-- begin --

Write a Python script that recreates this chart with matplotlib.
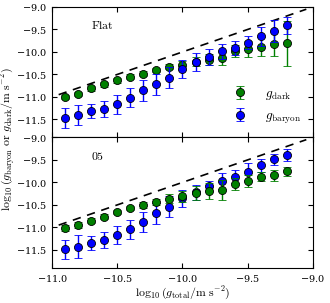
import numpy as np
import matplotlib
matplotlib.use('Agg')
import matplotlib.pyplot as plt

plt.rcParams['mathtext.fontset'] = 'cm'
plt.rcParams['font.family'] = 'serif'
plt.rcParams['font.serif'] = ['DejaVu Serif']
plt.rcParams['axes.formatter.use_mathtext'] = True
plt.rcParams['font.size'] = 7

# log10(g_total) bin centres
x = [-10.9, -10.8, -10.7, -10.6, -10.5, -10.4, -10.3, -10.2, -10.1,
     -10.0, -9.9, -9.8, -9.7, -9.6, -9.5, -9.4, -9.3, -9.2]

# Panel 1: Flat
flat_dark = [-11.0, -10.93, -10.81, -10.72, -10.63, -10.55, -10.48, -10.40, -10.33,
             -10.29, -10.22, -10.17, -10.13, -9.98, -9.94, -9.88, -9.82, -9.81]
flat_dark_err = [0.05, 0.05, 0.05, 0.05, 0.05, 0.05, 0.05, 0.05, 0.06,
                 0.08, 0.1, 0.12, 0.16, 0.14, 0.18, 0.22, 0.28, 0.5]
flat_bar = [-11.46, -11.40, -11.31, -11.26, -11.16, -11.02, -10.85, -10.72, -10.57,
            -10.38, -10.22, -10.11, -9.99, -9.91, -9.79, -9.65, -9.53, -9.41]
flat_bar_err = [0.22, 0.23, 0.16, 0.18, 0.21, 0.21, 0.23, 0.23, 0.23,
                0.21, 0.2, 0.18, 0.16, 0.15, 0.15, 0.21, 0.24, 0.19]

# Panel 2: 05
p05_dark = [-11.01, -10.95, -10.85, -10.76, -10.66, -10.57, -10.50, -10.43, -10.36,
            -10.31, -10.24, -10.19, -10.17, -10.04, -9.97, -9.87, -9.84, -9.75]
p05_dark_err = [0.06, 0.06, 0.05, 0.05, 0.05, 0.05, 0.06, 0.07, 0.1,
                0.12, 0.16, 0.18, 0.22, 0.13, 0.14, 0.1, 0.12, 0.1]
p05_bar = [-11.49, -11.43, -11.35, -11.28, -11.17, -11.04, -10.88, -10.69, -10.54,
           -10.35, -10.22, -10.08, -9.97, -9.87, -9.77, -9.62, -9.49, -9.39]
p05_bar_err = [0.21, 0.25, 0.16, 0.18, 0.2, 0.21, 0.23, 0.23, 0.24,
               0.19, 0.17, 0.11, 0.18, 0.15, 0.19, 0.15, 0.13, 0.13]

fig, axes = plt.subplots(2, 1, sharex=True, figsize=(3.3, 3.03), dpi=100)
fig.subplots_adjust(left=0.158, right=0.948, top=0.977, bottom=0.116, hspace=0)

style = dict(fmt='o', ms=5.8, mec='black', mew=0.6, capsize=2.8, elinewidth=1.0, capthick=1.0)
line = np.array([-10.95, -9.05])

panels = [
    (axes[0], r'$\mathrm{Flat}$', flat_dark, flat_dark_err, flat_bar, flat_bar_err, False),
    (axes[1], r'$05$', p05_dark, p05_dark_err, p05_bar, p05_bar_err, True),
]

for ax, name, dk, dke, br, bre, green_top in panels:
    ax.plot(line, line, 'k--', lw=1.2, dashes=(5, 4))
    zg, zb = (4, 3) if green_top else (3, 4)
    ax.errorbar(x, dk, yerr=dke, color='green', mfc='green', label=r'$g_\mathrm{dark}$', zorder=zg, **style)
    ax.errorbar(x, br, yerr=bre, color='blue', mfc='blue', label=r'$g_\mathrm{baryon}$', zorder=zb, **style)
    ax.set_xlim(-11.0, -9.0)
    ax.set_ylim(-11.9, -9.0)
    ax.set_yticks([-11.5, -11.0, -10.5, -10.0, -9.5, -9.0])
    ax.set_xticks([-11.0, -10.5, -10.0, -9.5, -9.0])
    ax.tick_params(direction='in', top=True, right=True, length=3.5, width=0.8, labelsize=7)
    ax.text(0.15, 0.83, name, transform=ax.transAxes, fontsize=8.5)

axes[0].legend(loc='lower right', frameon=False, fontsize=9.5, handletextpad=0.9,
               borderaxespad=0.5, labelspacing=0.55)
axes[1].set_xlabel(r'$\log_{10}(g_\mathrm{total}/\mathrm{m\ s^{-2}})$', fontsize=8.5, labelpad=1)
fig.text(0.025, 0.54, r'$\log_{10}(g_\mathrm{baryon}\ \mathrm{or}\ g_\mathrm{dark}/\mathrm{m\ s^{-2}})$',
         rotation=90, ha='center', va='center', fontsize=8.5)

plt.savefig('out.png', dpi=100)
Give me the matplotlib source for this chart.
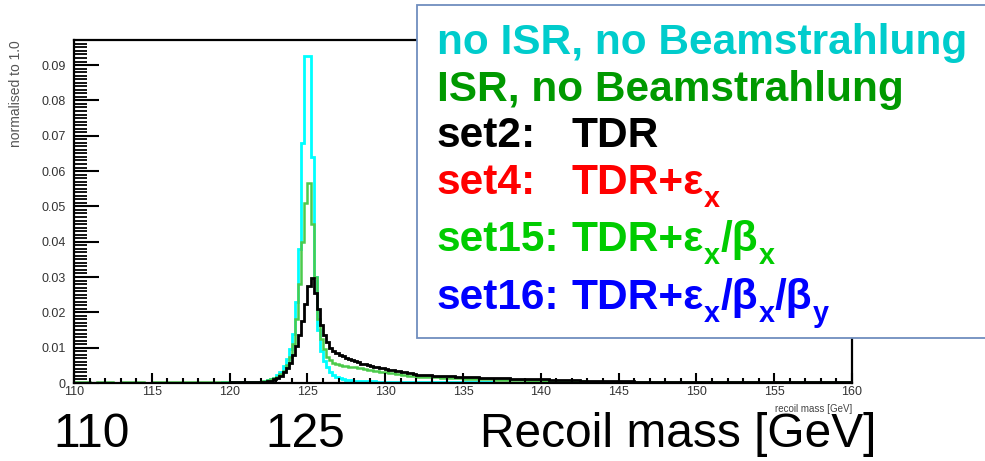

-- end --

## WRITTEN TASK
Retype each line of the listing above word for word. Exclude the pictures.

## PROBLEM SOLUTION
Write a Python script that recreates this chart with matplotlib.
import numpy as np
import matplotlib
matplotlib.use('Agg')
import matplotlib.pyplot as plt

plt.rcParams['mathtext.fontset'] = 'cm'
plt.rcParams['font.family'] = 'serif'
plt.rcParams['font.serif'] = ['DejaVu Serif']
plt.rcParams['axes.formatter.use_mathtext'] = True
plt.rcParams['font.size'] = 7

# log10(g_total) bin centres
x = [-10.9, -10.8, -10.7, -10.6, -10.5, -10.4, -10.3, -10.2, -10.1,
     -10.0, -9.9, -9.8, -9.7, -9.6, -9.5, -9.4, -9.3, -9.2]

# Panel 1: Flat
flat_dark = [-11.0, -10.93, -10.81, -10.72, -10.63, -10.55, -10.48, -10.40, -10.33,
             -10.29, -10.22, -10.17, -10.13, -9.98, -9.94, -9.88, -9.82, -9.81]
flat_dark_err = [0.05, 0.05, 0.05, 0.05, 0.05, 0.05, 0.05, 0.05, 0.06,
                 0.08, 0.1, 0.12, 0.16, 0.14, 0.18, 0.22, 0.28, 0.5]
flat_bar = [-11.46, -11.40, -11.31, -11.26, -11.16, -11.02, -10.85, -10.72, -10.57,
            -10.38, -10.22, -10.11, -9.99, -9.91, -9.79, -9.65, -9.53, -9.41]
flat_bar_err = [0.22, 0.23, 0.16, 0.18, 0.21, 0.21, 0.23, 0.23, 0.23,
                0.21, 0.2, 0.18, 0.16, 0.15, 0.15, 0.21, 0.24, 0.19]

# Panel 2: 05
p05_dark = [-11.01, -10.95, -10.85, -10.76, -10.66, -10.57, -10.50, -10.43, -10.36,
            -10.31, -10.24, -10.19, -10.17, -10.04, -9.97, -9.87, -9.84, -9.75]
p05_dark_err = [0.06, 0.06, 0.05, 0.05, 0.05, 0.05, 0.06, 0.07, 0.1,
                0.12, 0.16, 0.18, 0.22, 0.13, 0.14, 0.1, 0.12, 0.1]
p05_bar = [-11.49, -11.43, -11.35, -11.28, -11.17, -11.04, -10.88, -10.69, -10.54,
           -10.35, -10.22, -10.08, -9.97, -9.87, -9.77, -9.62, -9.49, -9.39]
p05_bar_err = [0.21, 0.25, 0.16, 0.18, 0.2, 0.21, 0.23, 0.23, 0.24,
               0.19, 0.17, 0.11, 0.18, 0.15, 0.19, 0.15, 0.13, 0.13]

fig, axes = plt.subplots(2, 1, sharex=True, figsize=(3.3, 3.03), dpi=100)
fig.subplots_adjust(left=0.158, right=0.948, top=0.977, bottom=0.116, hspace=0)

style = dict(fmt='o', ms=5.8, mec='black', mew=0.6, capsize=2.8, elinewidth=1.0, capthick=1.0)
line = np.array([-10.95, -9.05])

panels = [
    (axes[0], r'$\mathrm{Flat}$', flat_dark, flat_dark_err, flat_bar, flat_bar_err, False),
    (axes[1], r'$05$', p05_dark, p05_dark_err, p05_bar, p05_bar_err, True),
]

for ax, name, dk, dke, br, bre, green_top in panels:
    ax.plot(line, line, 'k--', lw=1.2, dashes=(5, 4))
    zg, zb = (4, 3) if green_top else (3, 4)
    ax.errorbar(x, dk, yerr=dke, color='green', mfc='green', label=r'$g_\mathrm{dark}$', zorder=zg, **style)
    ax.errorbar(x, br, yerr=bre, color='blue', mfc='blue', label=r'$g_\mathrm{baryon}$', zorder=zb, **style)
    ax.set_xlim(-11.0, -9.0)
    ax.set_ylim(-11.9, -9.0)
    ax.set_yticks([-11.5, -11.0, -10.5, -10.0, -9.5, -9.0])
    ax.set_xticks([-11.0, -10.5, -10.0, -9.5, -9.0])
    ax.tick_params(direction='in', top=True, right=True, length=3.5, width=0.8, labelsize=7)
    ax.text(0.15, 0.83, name, transform=ax.transAxes, fontsize=8.5)

axes[0].legend(loc='lower right', frameon=False, fontsize=9.5, handletextpad=0.9,
               borderaxespad=0.5, labelspacing=0.55)
axes[1].set_xlabel(r'$\log_{10}(g_\mathrm{total}/\mathrm{m\ s^{-2}})$', fontsize=8.5, labelpad=1)
fig.text(0.025, 0.54, r'$\log_{10}(g_\mathrm{baryon}\ \mathrm{or}\ g_\mathrm{dark}/\mathrm{m\ s^{-2}})$',
         rotation=90, ha='center', va='center', fontsize=8.5)

plt.savefig('out.png', dpi=100)
Give me the matplotlib source for this chart.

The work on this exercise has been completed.